How can architects evolve from students to professionals
The foundation for an individual’s approach to the profession established helps architecture students formulate their future professional practice principles. Architecture is a combination of arts and science of the built environment, reflecting the artistic, socio-political, and cultural background of a particular society in space and time. Thus, architecture being multidisciplinary, architectural life has always been a complicated issue. Equipping the students to meet the profession’s complex demands, the bachelor’s degree’s focus and curriculum structure must promote the relationship between general education and the profession’s needs. The growing need to address specialized issues like contextuality, environmental sustainability, designing barrier-free environments, project formulation, coordination, and management are pressing the architectural education hence helping architecture students evolve into responsible professionals.

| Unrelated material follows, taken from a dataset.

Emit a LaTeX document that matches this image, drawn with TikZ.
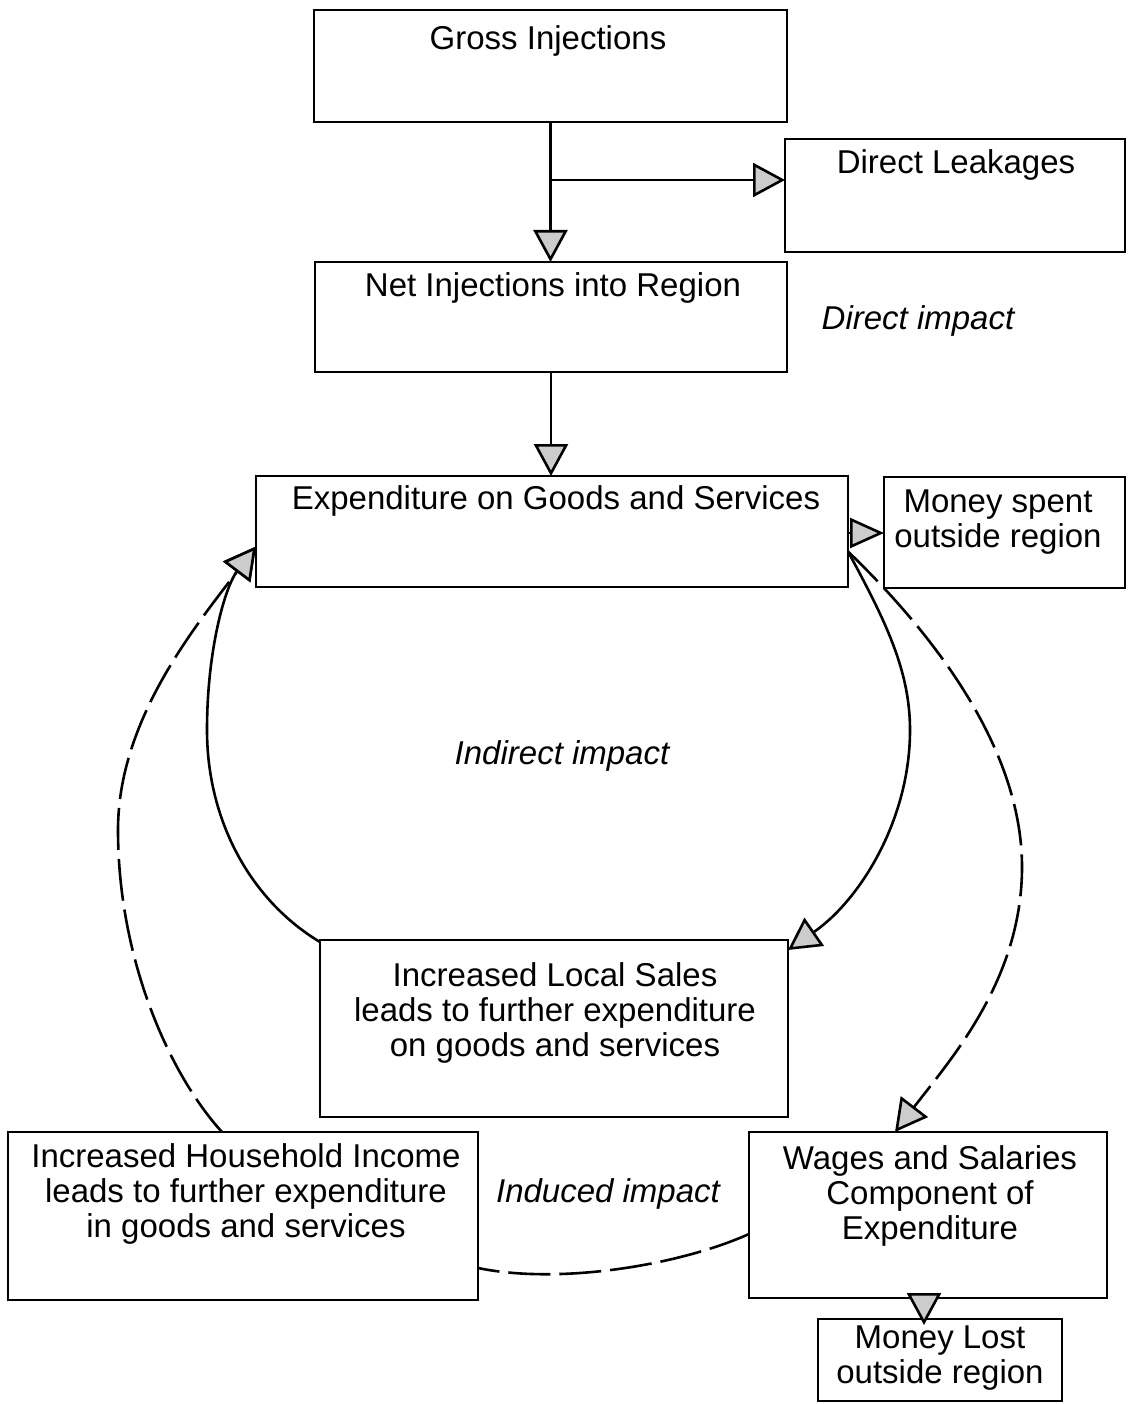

The following points describe the problems and solutions that show how can architects evolve into professionals:
1. Education- a transition from academics to practical on-field knowledge
An architecture education begins with understanding the professional responsibilities to society, building users, and clients. Architecture education must offer experimental research, practice critique, and equip the skills, tools, and attitudes expected to reinvent it. Sometimes students interning or working in a firm for the first time complain about the work done, which is so different from what is taught in the college. Hence working in the real world and learning in architectural school for five years should resonate. There is a lack of practical knowledge, whereas architecture is not a field that targets just theoretical knowledge. Hence, students should be focused on the essence of creativity and the concept of originality while learning. These inculcate the sense of appreciation, importance, and prestige associated with this profession.
Knowledge of the different needs, values, and behaviors that characterize different cultures and the associations of this diversity on architects’ societal roles and responsibilities should be taught well. Integration of ethical perspectives concerning safety and codes, societal stability, air quality, environmental impact, budgets, systems selection, and material use make the transition smooth of being a professional. Professional architectural education is predicated on skills development. Consequently, the humanities are given short shrift. And when professional qualification is accomplished, numerous architects arguably miss the humanities and sense of humane in education. Such narrowly focused training contributes to the generally low quality of the built environment that we inhabit. Hence human integration should be well understood to transition into a responsible professional.
2. Technology and Current trends
Students must know the technologies that will aid their academic and professional development and anticipate their needs and designs’ requirements. Throughout the architectural design process, representative technologies bring ideas into reality, allowing communication between designers, clients, contractors, and collaborators. Architecture students must be proficient in these representation technologies throughout their studies and must reach the point where drawing and representation blend and drawing become thinking. Therefore, students must become skillful in multiple representation technologies that help them evolve into a successful professional. With our technology’s capabilities advancing rapidly, new mediums of Virtual Reality, robotics, and artificial intelligence are all changing the architectural profession at a fundamental level. This creates the necessity for architects to keep up with the times and be ready for professional practice and an uncertain future.
3. Proficient skill sets
Architecture students must assimilate required information related to design and construction processes, develop management and communication skills, find ways to put it in order, and apply it to a particular setting. With the development of technology, continuous research in the fields of humanities and fine arts, and the exponential increase in mobility globally, the profession of architecture is becoming more demanding every day. In the profession, an architect needs to address various needs that require a vast plethora of knowledge and skills.
Architects must have analytical skills that help understand the content of designs and the context in which they were created. Architects deal with their ideas, in oral presentations and writing, with clients, other architects, and staff, which need strong communication skills. Architects plan the overall look of buildings and structures. Therefore, the final product should be attractive and functional that borne out of creativity. Architects often manage contracts. Consequently, they must keep records related to a project’s details, including total cost, materials used, and progress. Architects need to use CAD technology to create plans as part of building information modeling like BIM. Architects must envision how a structure’s components relate to each other and visualize how the overall building will look once.
4. Mental preparation
To think of ourselves as professionals while learning can change the behavior and decision making as it will show a sense of significant responsibilities and power within society. Ethics is about the difficult decisions that place us in questionable circumstances where any decision will result in difficulties for someone. Architectural education is life-long and will always encompass to grow, develop, and broaden the perspective to understand the power of architecture. Constantly re-evaluating ourselves helps in architecture life. Setting revised goals, using new experiences to challenge thinking and direction helps to retrospect the plans and decisions. Self-reflection is necessary for improvement and ethical growth. Seek to grow, expand horizons, and face challenging issues define the level of professionalism. In the end, to evolve from students to professionals comes down to be the change you seek in the world.
5. Entering to Professional architect practitioner, project delivery, and practice
The skills learned from design studios, professional practice courses, and the use of up-to-date technological tools prepares students for an “unknowable” future of the profession. There is a need to inspire intellectual curiosity first and foremost, to tackle the future’s unknown situations. It is necessary to inculcate qualities related to professionalism and ethics that help integrate community service into the practice of architecture. The past experiences from internships, where students research, analyze, and document critical professional practice challenges with firms, help them in professional life. This real-world practical experience yields understanding of design and technology with the architect’s transforming role.